There are three ways that your crypto transactions may be taxed:

Capital gains tax: Selling your crypto, trading your crypto for another cryptocurrency, using your crypto to buy goods and services. Your tax rate depends on how much you earned during the year and how long you held your cryptocurrency. If you earned cryptocurrency income or disposed of your crypto after less than 12 months of holding, you’ll pay tax between 10-37% (ordinary tax rates). If you dispose of your cryptocurrency after 12 months of holding, you’ll pay tax between 0-20% (long term capital gains tax).

Income tax: Earning crypto from staking, mining, referrals from an exchange, or as compensation for labor. You’ll pay tax between 10-37% (ordinary tax rates).

Self-employment tax: If the mining constitutes a trade or business and the mining activity is not undertaken by the taxpayer as an employee, the net earnings from this activity (gross earnings less allowable deductions) is self-employment income and subject to self-employment tax.

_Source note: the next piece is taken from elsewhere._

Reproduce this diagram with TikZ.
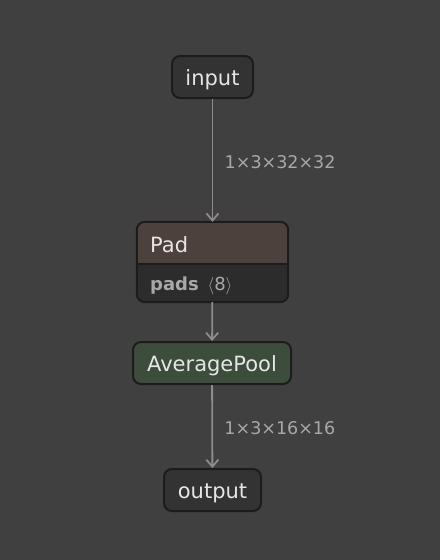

Also, FMV (Fair Market Value) of virtual currency received for services performed as an independent contractor, measured in U.S. dollars as of the date of receipt, is self-employment income and subject to self-employment tax. In addition to the ordinary income tax rates, you’ll pay a SE tax of 15.3% on your net earnings after multiplying by .9235.

Please make sure that you include your crypto transactions in your federal tax return, if you need help please consult a tax professional.